In the 1970's, Mann's first job was at W&L where her boss suggested that she photographically document the construction of the new law school building, Lewis Hall. The Lewis Family were major art collectors for a time in the 70's and 80's. Mann's first one-woman show was at the Corcoran Gallery of Art  in Washington, D.C. This gave notice of her quality as a photographer. She exhibited surrealistic images of the new law school's construction process.

Mann's work has been controversial. Her second published collection, At Twelve, Portraits of Young Women (1988), was critically heralded. It captured the confusing emotions and emerging sexual identities of girls becoming women; childhood's innocence lost to puberty. In 1992, her second collection set off a firestorm of controversy. Immediate Family was a series of portraits of her three young children, some nude, others visually ambiguous. Some writers called the work child pornography while other critics championed the pictures. Her work was criticized and even demonized in the US and internationally. Major articles and reviews were written about the work. This notoriety placed  Mann solidly on the photographic and art world maps.

She works in series. Some have taken years and others have, and will, take decades. A number of series have dealt with the beauty of decay and death. Created with a personal, at times, rather dark edge, these pictures are much more than any straightforward documentation. These are travels through human and natural history with a sense of place and even displacement. There is often a sense of primeval connection.
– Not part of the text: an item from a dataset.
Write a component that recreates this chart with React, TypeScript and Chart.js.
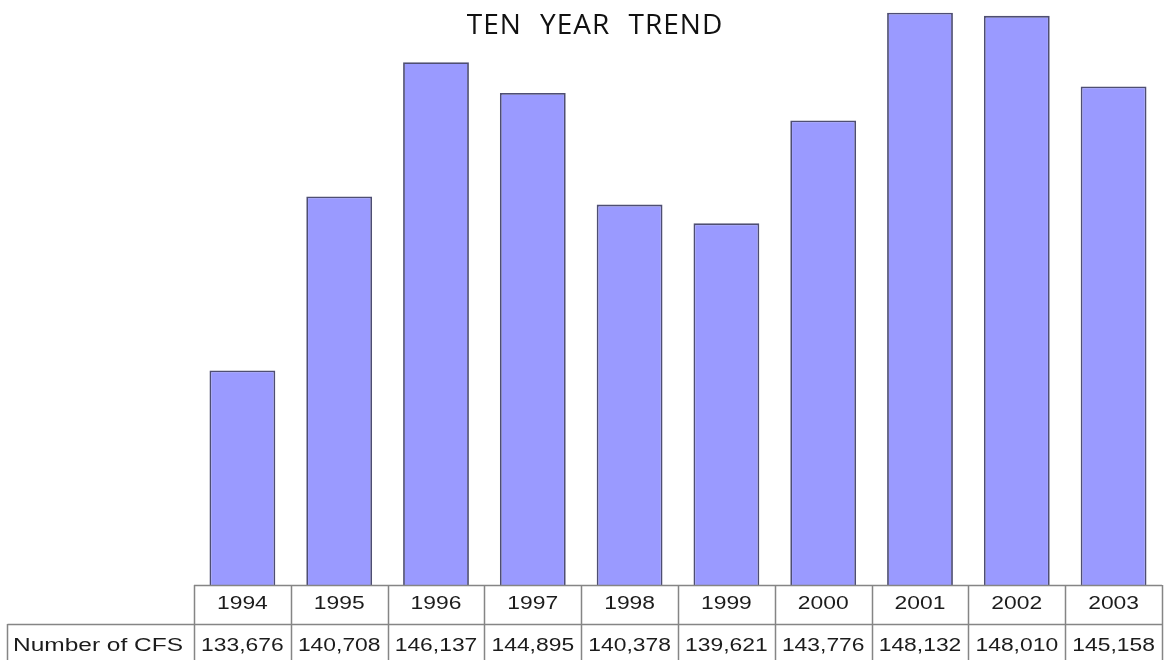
import React, { useEffect, useRef } from "react";
import { Chart, registerables } from "chart.js";

Chart.register(...registerables);

const TITLE = "TEN YEAR TREND";
const YEARS = ["1994", "1995", "1996", "1997", "1998", "1999", "2000", "2001", "2002", "2003"];
const CFS = [133676, 140708, 146137, 144895, 140378, 139621, 143776, 148132, 148010, 145158];
const ROW_LABEL = "Number of CFS";
const Y_MIN = 125000;
const Y_MAX = 148650;

const fmt = (v: number) => v.toLocaleString("en-US");

const tablePlugin = {
  id: "dataTable",
  afterDraw(chart: any) {
    const ctx: CanvasRenderingContext2D = chart.ctx;
    const xs = chart.scales.x;
    const area = chart.chartArea;
    const n = YEARS.length;
    const colW = (area.right - area.left) / n;
    const top1 = area.bottom;
    const top2 = top1 + 39;
    const bottom = top2 + 40;
    const leftCell = 7.5;

    ctx.save();
    ctx.strokeStyle = "#858585";
    ctx.lineWidth = 1.5;
    ctx.beginPath();
    ctx.moveTo(area.left, top1 + 0.5);
    ctx.lineTo(area.right, top1 + 0.5);
    ctx.moveTo(leftCell, top2 + 0.5);
    ctx.lineTo(area.right, top2 + 0.5);
    for (let i = 0; i <= n; i++) {
      const x = Math.round(area.left + i * colW) + 0.5;
      ctx.moveTo(x, top1);
      ctx.lineTo(x, bottom);
    }
    ctx.moveTo(leftCell, top2);
    ctx.lineTo(leftCell, bottom);
    ctx.stroke();

    const drawStretched = (text: string, cx: number, baseline: number, align: "center" | "left", sx: number) => {
      ctx.save();
      ctx.translate(cx, baseline);
      ctx.scale(sx, 1);
      ctx.textAlign = align;
      ctx.textBaseline = "alphabetic";
      ctx.fillText(text, 0, 0);
      ctx.restore();
    };
    ctx.fillStyle = "#1c1c1c";
    ctx.font = "18px 'Liberation Sans', Arial, sans-serif";
    YEARS.forEach((y, i) => {
      const cx = xs.getPixelForValue(i);
      drawStretched(y, cx, top1 + 23.5, "center", 1.27);
      drawStretched(fmt(CFS[i]), cx, top2 + 27, "center", 1.27);
    });
    drawStretched(ROW_LABEL, 13, top2 + 27, "left", 1.36);

    ctx.fillStyle = "#111111";
    ctx.font = "28px 'Open Sans', sans-serif";
    ctx.textAlign = "center";
    ctx.textBaseline = "alphabetic";
    (ctx as any).letterSpacing = "1px";
    (ctx as any).wordSpacing = "10px";
    ctx.fillText(TITLE, 595, 33.5);
    ctx.restore();
  },
};

export default function App() {
  const ref = useRef<HTMLCanvasElement | null>(null);
  useEffect(() => {
    if (!ref.current) return;
    const chart = new Chart(ref.current, {
      type: "bar",
      data: {
        labels: YEARS,
        datasets: [
          {
            label: ROW_LABEL,
            data: CFS,
            backgroundColor: "#9a9aff",
            borderColor: "#4e4e72",
            borderWidth: 1.8,
            categoryPercentage: 1,
            barPercentage: 0.68,
          },
        ],
      },
      options: {
        animation: false,
        responsive: false,
        devicePixelRatio: 1,
        layout: { padding: { left: 194, right: 3, top: 0, bottom: 75 } },
        scales: {
          x: { display: false },
          y: { display: false, min: Y_MIN, max: Y_MAX },
        },
        plugins: {
          legend: { display: false },
          tooltip: { enabled: false },
          title: { display: false },
        },
      },
      plugins: [tablePlugin],
    });
    return () => chart.destroy();
  }, []);
  return (
    <div style={{ position: "fixed", left: 0, top: 0, width: 1165, height: 660, background: "#fff" }}>
      <canvas ref={ref} width={1165} height={660} />
    </div>
  );
}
Currently, she is working on a decades long series of nude portraits of her husband of over 35 years. This is unusual on two counts. First, there are no great examples of wives photographing their husbands in long term series. Secondly, he has Muscular Dystrophy, a muscle wasting disease. Both husband and wife are very brave to do this. The couple lives on a 400 acre farm in Rockbridge County, Virginia outside of Lexington.

The photographer has been featured in cover stories in the New York Times Magazine and in almost every major art publication. Even her most controversial work has continued to be shown and collected by major American art museums including the Metropolitan Museum of Art , The Corcoran Gallery of Art, and the MFA in Boston among others. She shows at the prestigious Gagosian Gallery in New York. A documentary about her artistic life, What Remains, has been shown at film festivals and on PBS.

Mann is not the only world-class artist from little backwater Lexington, Virginia. Painter Cy Twombly also grew up there. His father was the athletic director of Washington & Lee University. He now spends part of the year in Italy and part of the year in Lexington. Maybe, there is something in the water there?

Sally Mann's presentation at the MFA was full of content,  personally nuanced, and graceful. Her descriptions of the work are extremely literary. Her words as well as her images are evocative, layered, and often surprising. Her prose is often poetic as are her wonderful  and eerily beautiful photographs. She is one of the greats.